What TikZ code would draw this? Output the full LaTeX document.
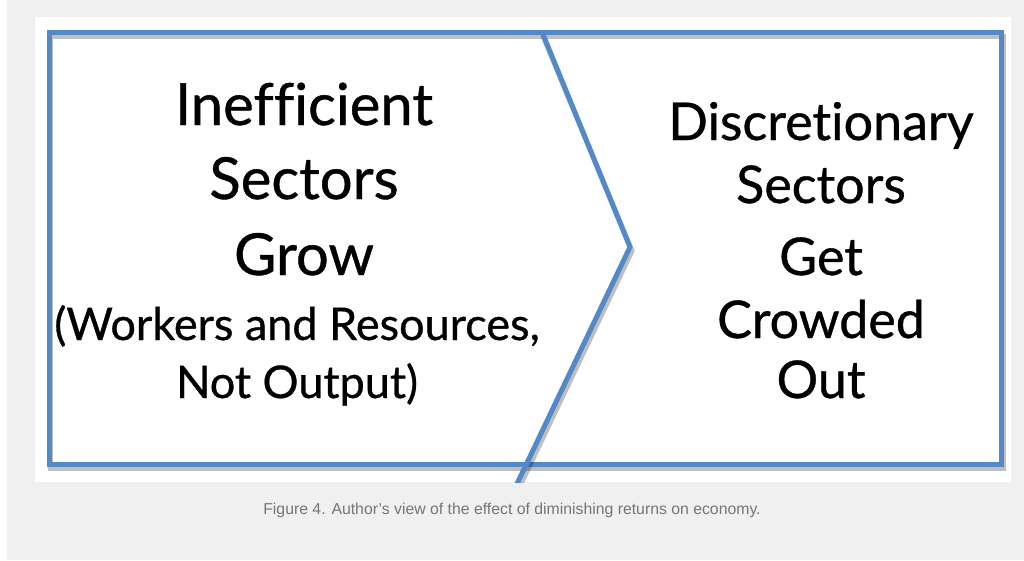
\documentclass[tikz,border=0pt]{standalone}
\usepackage{fontspec}
\setmainfont{Lato}[Ligatures=NoCommon]
\newfontfamily\boxfont{Lato}[Ligatures=NoCommon,FakeBold=0.7]
\newfontfamily\capfont{Liberation Sans}
\usetikzlibrary{positioning}
\definecolor{frameblue}{RGB}{84,137,199}
\definecolor{pagegray}{RGB}{240,240,240}
\definecolor{capgray}{RGB}{118,118,118}

\begin{document}
\begin{tikzpicture}[x=1pt,y=-1pt,
	bigline/.style={anchor=base,inner sep=0pt,font=\boxfont\fontsize{58}{70}\selectfont},
	noteline/.style={anchor=base,inner sep=0pt,font=\boxfont\fontsize{45}{54}\selectfont},
	rightline/.style={anchor=base,inner sep=0pt,font=\boxfont\fontsize{52}{62}\selectfont},
	frameline/.style={draw=frameblue,line width=5pt,line join=miter},
	shadowline/.style={draw=black,opacity=0.25,line width=5pt}]
	
		% page and picture area
		\fill [pagegray] (0,0) rectangle (1024,560);
		\fill [white] (0,0) rectangle (7,560);
		\fill [white] (35,17) rectangle (1011,482);
		\useasboundingbox (0,0) rectangle (1024,560);
		
		% frame with shadow
		\draw [shadowline] (50,36) rectangle (1003,468);
		\draw [frameline] (49,32) rectangle (1001,464);
		
		% chevron
		\begin{scope}
			\clip (35,17) rectangle (1011,482);
			\draw [shadowline] (543,36) -- (632,251) -- (518,490);
			\draw [frameline] (542,32) -- (630,247) -- (515,488);
		\end{scope}
		
		% left text
		\node [bigline] (ineff) at (304,125) {Inefficient};
		\node [bigline] (lsect) at (304,199) {Sectors};
		\node [bigline] (grow) at (304,275) {Grow};
		\node [noteline] (workers) at (297,340) {(Workers and Resources,};
		\node [noteline] (output) at (297,398) {Not Output)};
		
		% right text
		\node [rightline] (discr) at (821,140) {Discretionary};
		\node [rightline] (rsect) at (821,203) {Sectors};
		\node [rightline] (get) at (821,275) {Get};
		\node [rightline] (crowd) at (821,338) {Crowded};
		\node [rightline] (out) at (821,398) {Out};
		
		% caption
		\node [anchor=base,inner sep=0pt,text=capgray,font=\capfont\fontsize{15.8}{18}\selectfont] (caption) at (512,514) {Figure 4. Author’s view of the effect of diminishing returns on economy.};
	
	\end{tikzpicture}
\end{document}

----

What this task involves: Repeat the material above in full and exactly, omitting the pictures.

Solution to the exercise:
What TikZ code would draw this? Output the full LaTeX document.
\documentclass[tikz,border=0pt]{standalone}
\usepackage{fontspec}
\setmainfont{Lato}[Ligatures=NoCommon]
\newfontfamily\boxfont{Lato}[Ligatures=NoCommon,FakeBold=0.7]
\newfontfamily\capfont{Liberation Sans}
\usetikzlibrary{positioning}
\definecolor{frameblue}{RGB}{84,137,199}
\definecolor{pagegray}{RGB}{240,240,240}
\definecolor{capgray}{RGB}{118,118,118}

\begin{document}
\begin{tikzpicture}[x=1pt,y=-1pt,
	bigline/.style={anchor=base,inner sep=0pt,font=\boxfont\fontsize{58}{70}\selectfont},
	noteline/.style={anchor=base,inner sep=0pt,font=\boxfont\fontsize{45}{54}\selectfont},
	rightline/.style={anchor=base,inner sep=0pt,font=\boxfont\fontsize{52}{62}\selectfont},
	frameline/.style={draw=frameblue,line width=5pt,line join=miter},
	shadowline/.style={draw=black,opacity=0.25,line width=5pt}]
	
		% page and picture area
		\fill [pagegray] (0,0) rectangle (1024,560);
		\fill [white] (0,0) rectangle (7,560);
		\fill [white] (35,17) rectangle (1011,482);
		\useasboundingbox (0,0) rectangle (1024,560);
		
		% frame with shadow
		\draw [shadowline] (50,36) rectangle (1003,468);
		\draw [frameline] (49,32) rectangle (1001,464);
		
		% chevron
		\begin{scope}
			\clip (35,17) rectangle (1011,482);
			\draw [shadowline] (543,36) -- (632,251) -- (518,490);
			\draw [frameline] (542,32) -- (630,247) -- (515,488);
		\end{scope}
		
		% left text
		\node [bigline] (ineff) at (304,125) {Inefficient};
		\node [bigline] (lsect) at (304,199) {Sectors};
		\node [bigline] (grow) at (304,275) {Grow};
		\node [noteline] (workers) at (297,340) {(Workers and Resources,};
		\node [noteline] (output) at (297,398) {Not Output)};
		
		% right text
		\node [rightline] (discr) at (821,140) {Discretionary};
		\node [rightline] (rsect) at (821,203) {Sectors};
		\node [rightline] (get) at (821,275) {Get};
		\node [rightline] (crowd) at (821,338) {Crowded};
		\node [rightline] (out) at (821,398) {Out};
		
		% caption
		\node [anchor=base,inner sep=0pt,text=capgray,font=\capfont\fontsize{15.8}{18}\selectfont] (caption) at (512,514) {Figure 4. Author’s view of the effect of diminishing returns on economy.};
	
	\end{tikzpicture}
\end{document}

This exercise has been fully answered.